This is something a British family experienced firsthand when Vikki Simpson of Newbury took her three-year-old daughter Leah to get her MMR booster. She was pleased that Leah didn’t cry when the shot was administered, but 15 minutes later, the girl stopped breathing and went limp.
Simpson said: “I went to put her down on the floor when she looked up at me with such fear in her eyes and said 'Mummy' in this desperate voice that chilled me to the bone."
She added: "I tried to pick her up again, but her body was like a dead weight, her head dropped to the floor and she wasn't responding at all. It was terrifying.”
Thankfully, they were still at the doctor’s office when this happened, and she was able to get help immediately. Her panicked mother watched as the color drained from Leah's face and her eyes rolled to the back of her head; her lips turned blue and her blood pressure and oxygen dropped. A shot of adrenaline turned the situation around, and then the doctor informed her that Leah had a negative reaction to her vaccine.
She was brought by ambulance to the hospital, and paramedics told her that this story could have ended far differently if her mom hadn’t still been at the pediatrician’s office chatting with the receptionist when the reaction set in.
Now, Simpson wants other parents to know that this can happen and wait at the office after getting a shot to make sure there’s not a reaction. The shot was actually Leah’s second MMR shot; she didn’t react to the first one, but the manufacturer had changed since then.
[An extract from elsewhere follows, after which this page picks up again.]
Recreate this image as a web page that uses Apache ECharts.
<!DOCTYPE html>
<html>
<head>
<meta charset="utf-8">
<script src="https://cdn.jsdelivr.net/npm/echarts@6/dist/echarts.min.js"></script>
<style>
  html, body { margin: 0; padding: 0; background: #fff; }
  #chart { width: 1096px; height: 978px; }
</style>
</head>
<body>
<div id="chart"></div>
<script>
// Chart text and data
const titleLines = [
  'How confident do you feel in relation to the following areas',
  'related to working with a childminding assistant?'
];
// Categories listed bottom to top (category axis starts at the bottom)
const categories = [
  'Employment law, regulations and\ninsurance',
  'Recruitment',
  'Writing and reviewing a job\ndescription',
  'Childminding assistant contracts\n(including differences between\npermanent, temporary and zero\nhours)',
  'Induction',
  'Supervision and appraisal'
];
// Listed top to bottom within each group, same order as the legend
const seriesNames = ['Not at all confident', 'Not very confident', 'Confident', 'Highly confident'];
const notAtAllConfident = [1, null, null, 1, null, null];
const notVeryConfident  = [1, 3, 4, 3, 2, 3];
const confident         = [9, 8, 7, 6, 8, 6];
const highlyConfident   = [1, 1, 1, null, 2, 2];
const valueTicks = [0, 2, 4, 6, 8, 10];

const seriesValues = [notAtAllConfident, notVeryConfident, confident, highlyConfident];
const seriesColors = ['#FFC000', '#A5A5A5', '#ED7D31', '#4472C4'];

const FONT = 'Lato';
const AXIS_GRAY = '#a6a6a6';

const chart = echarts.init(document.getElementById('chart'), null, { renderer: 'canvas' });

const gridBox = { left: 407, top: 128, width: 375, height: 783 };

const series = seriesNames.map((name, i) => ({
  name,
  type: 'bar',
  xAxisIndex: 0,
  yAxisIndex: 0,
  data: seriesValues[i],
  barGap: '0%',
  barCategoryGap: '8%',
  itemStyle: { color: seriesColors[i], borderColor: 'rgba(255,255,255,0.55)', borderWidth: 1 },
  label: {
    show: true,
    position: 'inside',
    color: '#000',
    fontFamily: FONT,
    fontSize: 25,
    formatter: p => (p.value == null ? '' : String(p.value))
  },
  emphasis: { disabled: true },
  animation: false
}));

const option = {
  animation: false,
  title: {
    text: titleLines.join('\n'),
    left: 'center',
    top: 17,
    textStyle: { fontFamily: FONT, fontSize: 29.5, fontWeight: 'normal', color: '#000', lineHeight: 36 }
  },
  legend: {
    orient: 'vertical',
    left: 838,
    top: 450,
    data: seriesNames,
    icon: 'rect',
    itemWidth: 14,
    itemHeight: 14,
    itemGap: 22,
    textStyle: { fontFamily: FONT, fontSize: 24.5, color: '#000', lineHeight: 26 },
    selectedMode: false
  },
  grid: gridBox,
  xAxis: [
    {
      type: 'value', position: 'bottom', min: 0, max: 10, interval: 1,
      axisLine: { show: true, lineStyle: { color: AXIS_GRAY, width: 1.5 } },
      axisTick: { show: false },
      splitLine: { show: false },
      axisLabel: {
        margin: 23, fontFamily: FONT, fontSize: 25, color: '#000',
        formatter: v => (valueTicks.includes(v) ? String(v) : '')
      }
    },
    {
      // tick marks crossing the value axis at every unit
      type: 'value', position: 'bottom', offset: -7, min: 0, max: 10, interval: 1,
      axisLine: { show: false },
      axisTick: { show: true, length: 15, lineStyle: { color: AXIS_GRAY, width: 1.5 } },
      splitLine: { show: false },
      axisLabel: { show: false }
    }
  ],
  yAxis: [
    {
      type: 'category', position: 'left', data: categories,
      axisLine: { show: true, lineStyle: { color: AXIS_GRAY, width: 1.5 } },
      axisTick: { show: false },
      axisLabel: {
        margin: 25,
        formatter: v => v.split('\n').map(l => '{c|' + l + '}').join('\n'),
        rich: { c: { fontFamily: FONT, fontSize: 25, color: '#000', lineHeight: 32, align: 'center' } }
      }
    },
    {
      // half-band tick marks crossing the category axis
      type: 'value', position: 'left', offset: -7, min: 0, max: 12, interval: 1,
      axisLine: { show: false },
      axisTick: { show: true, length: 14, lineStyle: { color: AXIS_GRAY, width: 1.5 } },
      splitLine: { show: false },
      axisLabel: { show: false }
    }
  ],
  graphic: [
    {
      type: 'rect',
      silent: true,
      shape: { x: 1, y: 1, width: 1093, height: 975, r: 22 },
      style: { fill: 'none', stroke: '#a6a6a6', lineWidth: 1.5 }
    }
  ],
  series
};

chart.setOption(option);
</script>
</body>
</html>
Surprisingly, Simpson still plans to move forward with future routine jabs, although she will have them done in a hospital environment in case something goes wrong.
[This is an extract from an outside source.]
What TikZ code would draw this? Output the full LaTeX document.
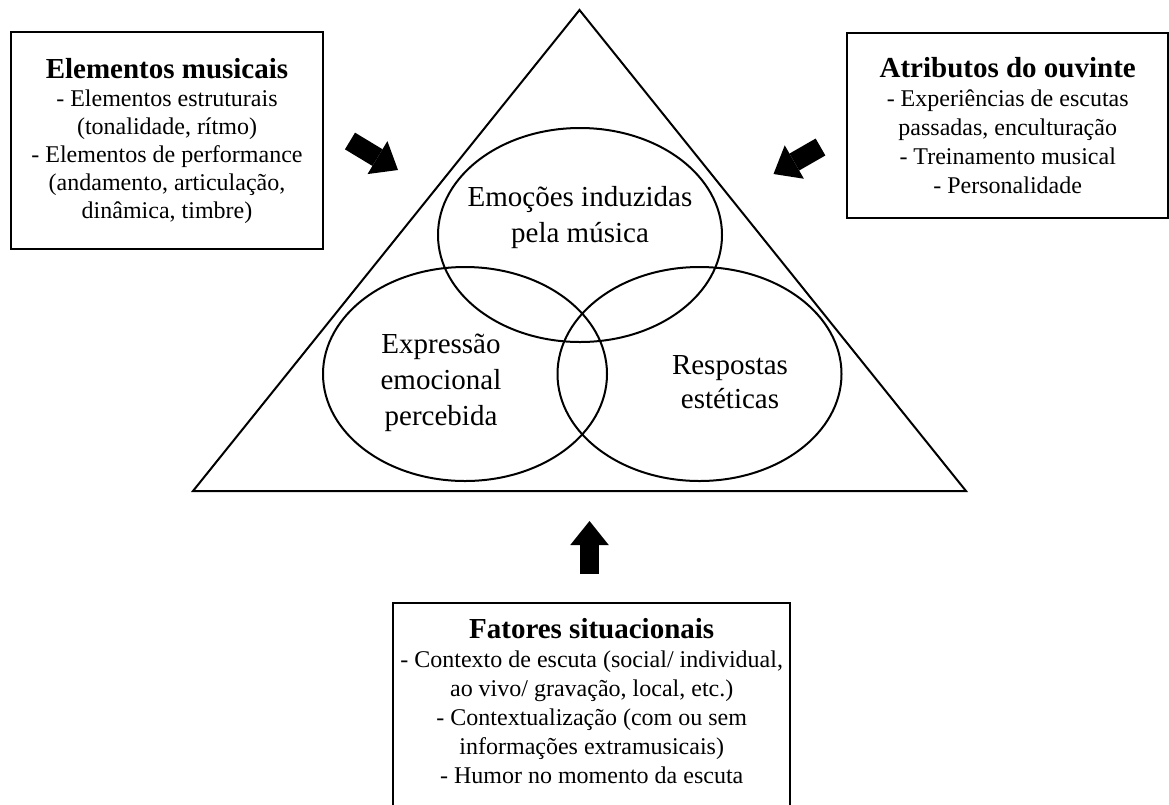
\documentclass[tikz,border=0pt]{standalone}
\usepackage{fontspec}
\setmainfont{Liberation Serif}
\usetikzlibrary{positioning,shapes.geometric,arrows.meta}
\tikzset{>={Triangle[length=24pt,width=38.5pt,line width=0pt]}}
\tikzset{
  infobox/.style={draw, line width=2pt, align=center, inner sep=0pt, font=\fontsize{24}{29}\selectfont},
  circlebox/.style={draw, ellipse, line width=2pt, inner sep=0pt, minimum width=284pt, minimum height=214pt},
  circletext/.style={align=center, inner sep=0pt, font=\fontsize{29}{36}\selectfont},
  bigarrow/.style={->, line width=19.5pt}
}
\newcommand{\boxtitle}[1]{{\fontsize{29}{29}\selectfont\bfseries #1}}

\begin{document}
\begin{tikzpicture}[x=1pt, y=-1pt]
      \useasboundingbox (0,0) rectangle (1169,804);
      \clip (0,0) rectangle (1169,804);
      % triangle
      \coordinate (apex) at (579.5,10);
      \coordinate (baseL) at (193,491);
      \coordinate (baseR) at (966,491);
      \draw[line width=2pt] (apex) -- (baseL) -- (baseR) -- cycle;
      % circles
      \node[circlebox] (c1) at (580,235) {};
      \node[circlebox] (c2) at (465,374) {};
      \node[circlebox] (c3) at (699.5,374) {};
      \node[circletext] (t1) at ([yshift=17pt]c1.center) {Emoções induzidas\\pela música};
      \node[circletext] (t2) at ([xshift=-24pt, yshift=-9pt]c2.center) {Expressão\\emocional\\percebida};
      \node[circletext, font=\fontsize{29}{34.5}\selectfont] (t3) at ([xshift=30.5pt, yshift=-8pt]c3.center) {Respostas\\estéticas};
      % boxes
      \node[infobox, minimum width=312pt, minimum height=217pt, font=\fontsize{24}{28}\selectfont] (em) at (167,140.5) {\boxtitle{Elementos musicais}\\- Elementos estruturais\\(tonalidade, rítmo)\\- Elementos de performance\\(andamento, articulação,\\dinâmica, timbre)};
      \node[infobox, minimum width=321pt, minimum height=185pt] (ao) at (1007.7,125.8) {\boxtitle{Atributos do ouvinte}\\- Experiências de escutas\\passadas, enculturação\\- Treinamento musical\\- Personalidade};
      \node[draw, line width=2pt, inner sep=0pt, minimum width=397pt, minimum height=230pt, anchor=north] (fsbox) at (591.7,602) {};
      \node[infobox, draw=none, below=15pt of fsbox.north] (fs) {\boxtitle{Fatores situacionais}\\- Contexto de escuta (social/ individual,\\ao vivo/ gravação, local, etc.)\\- Contextualização (com ou sem\\informações extramusicais)\\- Humor no momento da escuta};
      % arrows
      \coordinate (a1s) at (350,141);
      \coordinate (a1e) at (398,170);
      \coordinate (a2s) at (820.5,147);
      \coordinate (a2e) at (773.5,174);
      \coordinate (a3s) at (589.5,574);
      \coordinate (a3e) at (589.5,521);
      \draw[bigarrow] (a1s) -- (a1e);
      \draw[bigarrow] (a2s) -- (a2e);
      \draw[bigarrow] (a3s) -- (a3e);
    \end{tikzpicture}
\end{document}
Bad reactions to vaccines and prescription drugs are one of the top reasons parents bring their kids to the emergency room, according to researchers from the CDC. In a peer-reviewed investigation that was published in the Journal of the American Medical Association, researchers found that adverse vaccine reactions made up 17 percent of all adverse drug reactions bringing children aged 5 and under to the ER. Bad reactions to vaccines were the second most common negative drug reaction for kids in this age bracket behind antibiotics. For kids aged 6 to 19, adverse reactions to vaccines made up 3.4 percent of adverse drug reactions that resulted in ER visits, and they were the sixth most common adverse drug reaction in this age group.
Unfortunately, a lot of these cases never come to light because physicians and emergency departments often overlook the passive reporting system set up to track these events, the Vaccine Adverse Events Reporting System.
Dr. Cammy Benton, a North Carolina family physician, said: "Doctors are trained that common reactions are 'normal' rather than potentially pathological. But it's important to realize that some children cannot be safely vaccinated."
Although vaccines are dangerous for many reasons, some parents choose to move forward and get the recommended jabs anyway. More doctors need to warn these parents about the possibility of a negative reaction and encourage them to stay at the doctor's office afterward to monitor for reactions.